▸ Your goal:
Images are not part of the copy; transcribe all the data exactly.
— Begin Information provided —
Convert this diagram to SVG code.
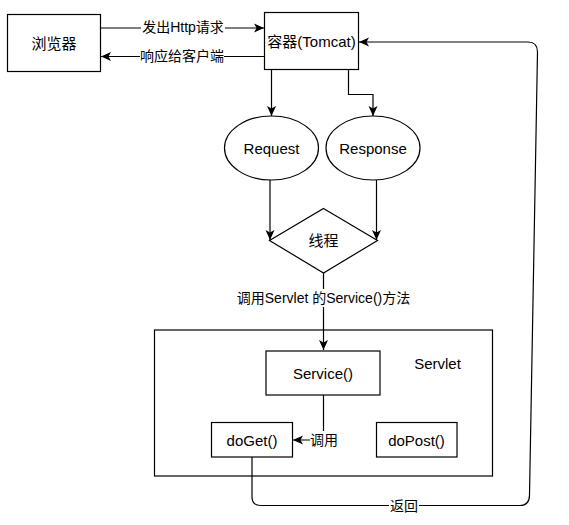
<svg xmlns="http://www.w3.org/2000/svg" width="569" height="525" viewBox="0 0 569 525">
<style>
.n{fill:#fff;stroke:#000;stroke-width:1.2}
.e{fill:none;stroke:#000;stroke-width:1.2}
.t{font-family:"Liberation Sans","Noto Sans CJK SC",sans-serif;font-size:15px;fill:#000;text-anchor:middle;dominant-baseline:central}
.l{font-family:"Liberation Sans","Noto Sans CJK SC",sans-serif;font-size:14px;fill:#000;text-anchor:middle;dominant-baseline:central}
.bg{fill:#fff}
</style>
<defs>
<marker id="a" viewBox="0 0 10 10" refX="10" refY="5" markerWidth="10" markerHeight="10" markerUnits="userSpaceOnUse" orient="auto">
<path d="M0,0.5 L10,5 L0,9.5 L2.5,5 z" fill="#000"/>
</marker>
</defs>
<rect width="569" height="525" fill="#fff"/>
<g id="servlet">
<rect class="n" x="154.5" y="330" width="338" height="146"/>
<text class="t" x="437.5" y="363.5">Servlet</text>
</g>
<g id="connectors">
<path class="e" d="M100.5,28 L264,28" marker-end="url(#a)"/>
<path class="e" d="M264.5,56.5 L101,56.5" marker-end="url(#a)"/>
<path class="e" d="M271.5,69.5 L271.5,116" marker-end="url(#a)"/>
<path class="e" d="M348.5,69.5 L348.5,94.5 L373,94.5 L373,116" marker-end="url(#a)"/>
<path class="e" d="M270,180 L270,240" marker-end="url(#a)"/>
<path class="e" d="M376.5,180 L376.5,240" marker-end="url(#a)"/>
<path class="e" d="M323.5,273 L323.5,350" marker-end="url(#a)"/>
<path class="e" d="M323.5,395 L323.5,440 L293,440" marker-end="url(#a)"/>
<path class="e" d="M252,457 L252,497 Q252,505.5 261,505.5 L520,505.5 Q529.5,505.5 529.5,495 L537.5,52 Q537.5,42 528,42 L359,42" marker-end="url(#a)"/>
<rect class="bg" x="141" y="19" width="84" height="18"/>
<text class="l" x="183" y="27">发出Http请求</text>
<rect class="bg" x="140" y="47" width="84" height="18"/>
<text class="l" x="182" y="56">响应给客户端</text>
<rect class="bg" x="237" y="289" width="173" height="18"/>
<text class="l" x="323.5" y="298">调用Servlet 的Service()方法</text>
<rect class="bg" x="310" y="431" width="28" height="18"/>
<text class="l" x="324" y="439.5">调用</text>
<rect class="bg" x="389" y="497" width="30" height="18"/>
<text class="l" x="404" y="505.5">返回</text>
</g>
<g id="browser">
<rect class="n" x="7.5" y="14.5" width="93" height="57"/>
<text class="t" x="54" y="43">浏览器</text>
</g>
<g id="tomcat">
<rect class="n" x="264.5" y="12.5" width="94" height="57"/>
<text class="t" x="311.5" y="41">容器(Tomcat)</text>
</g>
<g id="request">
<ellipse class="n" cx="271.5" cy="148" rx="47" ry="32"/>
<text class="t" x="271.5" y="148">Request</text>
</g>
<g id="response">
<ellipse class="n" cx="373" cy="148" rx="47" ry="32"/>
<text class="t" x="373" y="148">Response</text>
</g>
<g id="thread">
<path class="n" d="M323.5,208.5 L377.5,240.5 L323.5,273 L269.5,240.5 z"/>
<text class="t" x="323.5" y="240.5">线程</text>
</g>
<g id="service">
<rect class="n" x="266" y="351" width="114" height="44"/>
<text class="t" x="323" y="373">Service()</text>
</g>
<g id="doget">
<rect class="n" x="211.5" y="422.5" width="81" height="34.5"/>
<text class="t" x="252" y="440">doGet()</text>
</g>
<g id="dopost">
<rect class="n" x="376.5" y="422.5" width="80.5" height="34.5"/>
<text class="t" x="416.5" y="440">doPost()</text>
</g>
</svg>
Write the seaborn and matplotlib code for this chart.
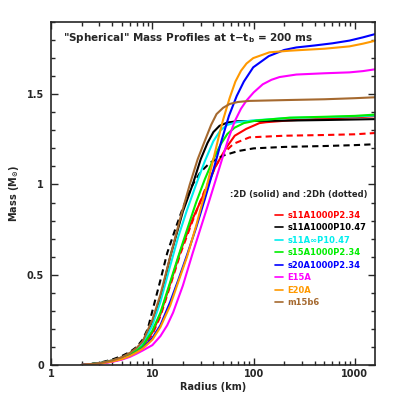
— End Information provided —
▸ Solved problem:
Convert this diagram to SVG code.
<svg xmlns="http://www.w3.org/2000/svg" width="569" height="525" viewBox="0 0 569 525">
<style>
.n{fill:#fff;stroke:#000;stroke-width:1.2}
.e{fill:none;stroke:#000;stroke-width:1.2}
.t{font-family:"Liberation Sans","Noto Sans CJK SC",sans-serif;font-size:15px;fill:#000;text-anchor:middle;dominant-baseline:central}
.l{font-family:"Liberation Sans","Noto Sans CJK SC",sans-serif;font-size:14px;fill:#000;text-anchor:middle;dominant-baseline:central}
.bg{fill:#fff}
</style>
<defs>
<marker id="a" viewBox="0 0 10 10" refX="10" refY="5" markerWidth="10" markerHeight="10" markerUnits="userSpaceOnUse" orient="auto">
<path d="M0,0.5 L10,5 L0,9.5 L2.5,5 z" fill="#000"/>
</marker>
</defs>
<rect width="569" height="525" fill="#fff"/>
<g id="servlet">
<rect class="n" x="154.5" y="330" width="338" height="146"/>
<text class="t" x="437.5" y="363.5">Servlet</text>
</g>
<g id="connectors">
<path class="e" d="M100.5,28 L264,28" marker-end="url(#a)"/>
<path class="e" d="M264.5,56.5 L101,56.5" marker-end="url(#a)"/>
<path class="e" d="M271.5,69.5 L271.5,116" marker-end="url(#a)"/>
<path class="e" d="M348.5,69.5 L348.5,94.5 L373,94.5 L373,116" marker-end="url(#a)"/>
<path class="e" d="M270,180 L270,240" marker-end="url(#a)"/>
<path class="e" d="M376.5,180 L376.5,240" marker-end="url(#a)"/>
<path class="e" d="M323.5,273 L323.5,350" marker-end="url(#a)"/>
<path class="e" d="M323.5,395 L323.5,440 L293,440" marker-end="url(#a)"/>
<path class="e" d="M252,457 L252,497 Q252,505.5 261,505.5 L520,505.5 Q529.5,505.5 529.5,495 L537.5,52 Q537.5,42 528,42 L359,42" marker-end="url(#a)"/>
<rect class="bg" x="141" y="19" width="84" height="18"/>
<text class="l" x="183" y="27">发出Http请求</text>
<rect class="bg" x="140" y="47" width="84" height="18"/>
<text class="l" x="182" y="56">响应给客户端</text>
<rect class="bg" x="237" y="289" width="173" height="18"/>
<text class="l" x="323.5" y="298">调用Servlet 的Service()方法</text>
<rect class="bg" x="310" y="431" width="28" height="18"/>
<text class="l" x="324" y="439.5">调用</text>
<rect class="bg" x="389" y="497" width="30" height="18"/>
<text class="l" x="404" y="505.5">返回</text>
</g>
<g id="browser">
<rect class="n" x="7.5" y="14.5" width="93" height="57"/>
<text class="t" x="54" y="43">浏览器</text>
</g>
<g id="tomcat">
<rect class="n" x="264.5" y="12.5" width="94" height="57"/>
<text class="t" x="311.5" y="41">容器(Tomcat)</text>
</g>
<g id="request">
<ellipse class="n" cx="271.5" cy="148" rx="47" ry="32"/>
<text class="t" x="271.5" y="148">Request</text>
</g>
<g id="response">
<ellipse class="n" cx="373" cy="148" rx="47" ry="32"/>
<text class="t" x="373" y="148">Response</text>
</g>
<g id="thread">
<path class="n" d="M323.5,208.5 L377.5,240.5 L323.5,273 L269.5,240.5 z"/>
<text class="t" x="323.5" y="240.5">线程</text>
</g>
<g id="service">
<rect class="n" x="266" y="351" width="114" height="44"/>
<text class="t" x="323" y="373">Service()</text>
</g>
<g id="doget">
<rect class="n" x="211.5" y="422.5" width="81" height="34.5"/>
<text class="t" x="252" y="440">doGet()</text>
</g>
<g id="dopost">
<rect class="n" x="376.5" y="422.5" width="80.5" height="34.5"/>
<text class="t" x="416.5" y="440">doPost()</text>
</g>
</svg>
Write the seaborn and matplotlib code for this chart.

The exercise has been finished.